Accepting reality is very important as it will give you the drive to begin to heal. Many things can change in your life, such as mobility, financial situations, and relationships between family members, your spouse, and your friends. Some of these changes can be significant and extremely stressful, but you can only control you. There is no way to control other people’s feelings, things people say or do, or several other aspects in your life. Accepting is realizing that these things can happen as unfortunate as it is. 


Don’t make yourself the victim. Be strong, see yourself as strong. It is all how you look at the world. It is scientifically proven those with a positive attitude have a better rate success in healing. It can also push people away. Everyone has a bad day and we are entitled to share our feelings, but sharing and constant complaining are two entirely different things. It is entirely normal to be sad, but never give yourself that “label”. Read my article on positivity for more information:


It is common to feel a sense of loneliness and isolation when you are suffering from a chronic illness. It has happened to me. You seem to feel like life passes you by and miss visiting with people, going to dinner, whatever you use to enjoy. People might not stop by as you thought they would have since you are too sick to go visit them. Fill the void. You can in fact learn to love time alone. Learn a new hobby. Writing has become my therapy! Dive into a new book or watch a funny movie. Enjoy the scenery even if you can only look through a window. Talk to someone if needed, and a great tool that I have found is online support groups, as sometimes it is easier to talk to a stranger, or talk to someone in a similar situation in order to feel comfortable or have someone who can relate to you. 


Coming back to things you can control, try to focus on these things. Focus on your diet, stopping drinking or smoking, things you can still do. It will be a mood booster for you when you feel like you have some control in your life even if it seems small. 


Look at the silver linings in life. Things could be absolutely terrible but there might be just one thing that is making you happy. Hold onto that and tight. 


Set goals for yourself. Sometimes any improvements seem completely out of reach, but you CAN get better! Each milestone will be incredibly special when you reach it. I was in tears with happiness the first time I did a grocery shopping trip. I should note however, do not give yourself unrealistic expectations as you will set yourself up for disappointment. Know your limits. 

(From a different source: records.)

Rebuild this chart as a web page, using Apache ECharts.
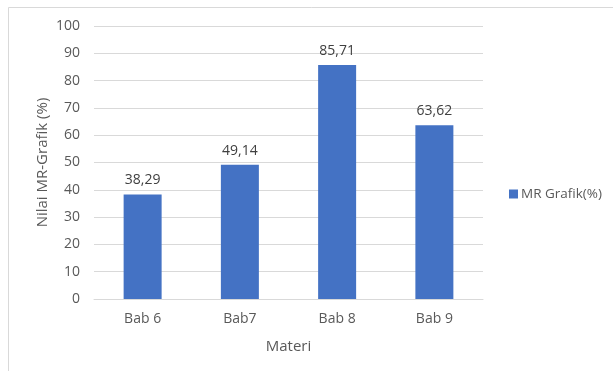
<!DOCTYPE html>
<html>
<head>
<meta charset="utf-8">
<script src="https://cdn.jsdelivr.net/npm/echarts@6/dist/echarts.min.js"></script>
<style>
  html, body { margin: 0; padding: 0; background: #ffffff; }
  #chart { width: 613px; height: 371px; }
</style>
</head>
<body>
<div id="chart"></div>
<script>
// Chapters and their MR-Grafik scores
const categories = ['Bab 6', 'Bab7', 'Bab 8', 'Bab 9'];
const mrGrafik = [38.29, 49.14, 85.71, 63.62];
const seriesName = 'MR Grafik(%)';

const FONT = '"Open Sans", sans-serif';
const chart = echarts.init(document.getElementById('chart'), null, { renderer: 'canvas' });

chart.setOption({
  backgroundColor: '#ffffff',
  animation: false,
  textStyle: { fontFamily: FONT },
  graphic: [{
    type: 'rect',
    shape: { x: 8.5, y: 7.5, width: 700, height: 400 },
    style: { fill: 'none', stroke: '#d9d9d9', lineWidth: 1 },
    silent: true,
    z: -1
  }],
  grid: { left: 94, right: 130, top: 26, bottom: 72, containLabel: false },
  legend: {
    data: [seriesName],
    orient: 'vertical',
    left: 504,
    top: 182,
    itemWidth: 9,
    itemHeight: 9,
    itemGap: 4,
    icon: 'rect',
    textStyle: { fontFamily: FONT, fontSize: 13.5, color: '#595959', padding: [0, 0, 0, -2] }
  },
  xAxis: {
    type: 'category',
    data: categories,
    name: 'Materi',
    nameLocation: 'middle',
    nameGap: 40,
    nameMoveOverlap: false,
    nameTextStyle: { fontFamily: FONT, fontSize: 15, color: '#595959' },
    axisLine: { show: true, lineStyle: { color: '#d9d9d9', width: 1 } },
    axisTick: { show: false },
    axisLabel: { margin: 13, fontFamily: FONT, fontSize: 14, color: '#595959' }
  },
  yAxis: {
    type: 'value',
    min: 0,
    max: 100,
    interval: 10,
    name: 'Nilai MR-Grafik (%)',
    nameLocation: 'middle',
    nameGap: 44,
    nameMoveOverlap: false,
    nameRotate: 90,
    nameTextStyle: { fontFamily: FONT, fontSize: 15, color: '#595959' },
    axisLine: { show: false },
    axisTick: { show: false },
    axisLabel: { margin: 14, fontFamily: FONT, fontSize: 14, color: '#595959' },
    splitLine: { show: true, lineStyle: { color: '#d9d9d9', width: 1 } }
  },
  series: [{
    name: seriesName,
    type: 'bar',
    data: mrGrafik,
    barWidth: 38,
    itemStyle: { color: '#4472c4' },
    label: {
      show: true,
      position: 'top',
      distance: 7,
      fontFamily: FONT,
      fontSize: 14,
      color: '#404040',
      formatter: p => p.value.toFixed(2).replace('.', ',')
    }
  }]
});
</script>
</body>
</html>
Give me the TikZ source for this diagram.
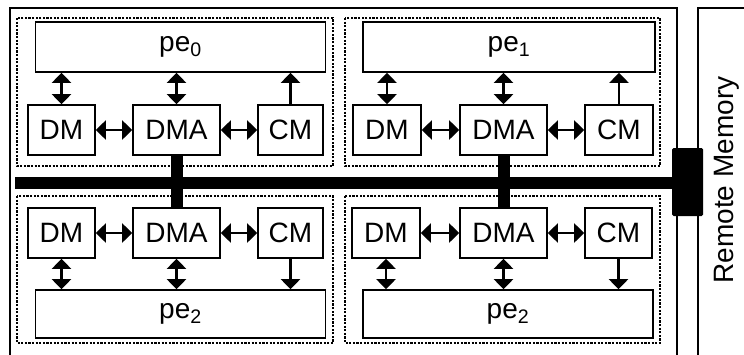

One of the biggest things that one can do is LEARN!!! This is so important. Learn about your illness, treatment plans, other important factors like treating your body as a whole. By doing this, you are giving yourself the power to be your own advocate. Do not rely on everything a doctor tells you as correct, and having the information gives you the ability to question them if you have thoughts or concerns. Having the knowledge gives you the ability to trust your instincts and do what is right for you. 


Learning helps you educate others about your disease. There will be a lot of people who disagree, but there will also be people in your life that do want to learn about your illness too. Educating yourself helps with your treatment, but educating others can lead to prevention.


Realize that right now sucks and can feel hopeless, but things will get better when you find a treatment plan that works for you. Remember, there is no set cure for Lyme disease. If there was, none of us would be sick. Best wishes to you all and happy healing. 🙂 xo


5 thoughts on “Living With Chronic Lyme

  1. You always have the right words to encourage us to fight. Wanted to tell you I have same gyn issues. I am on bio identical progesterone seems to help. Thank you for your wonderful sense of humor. My journey started a year ago I believe I had lyme my entire life. I am 42 with 4 children I passed lyme to. I hope someone finds a cure. Wish you lots of wonderful days.

      • Just diagnosed with Lymes last week and I have a 5 month old baby and a 2 1/2 year old. I assume I should get them tested too? If they have lymes I assume they’ll be put on an antibiotic? I’m such a mess over this and I’ve found that the antibiotic has brought on all of my symptoms at once unless it’s the stress that I’m under.

      • I would definitely discuss with a Lyme literate doctor. Some doctors won’t worry about it if your child is not symptomatic. Definitely talk to an LLMD with pediatric knowledge.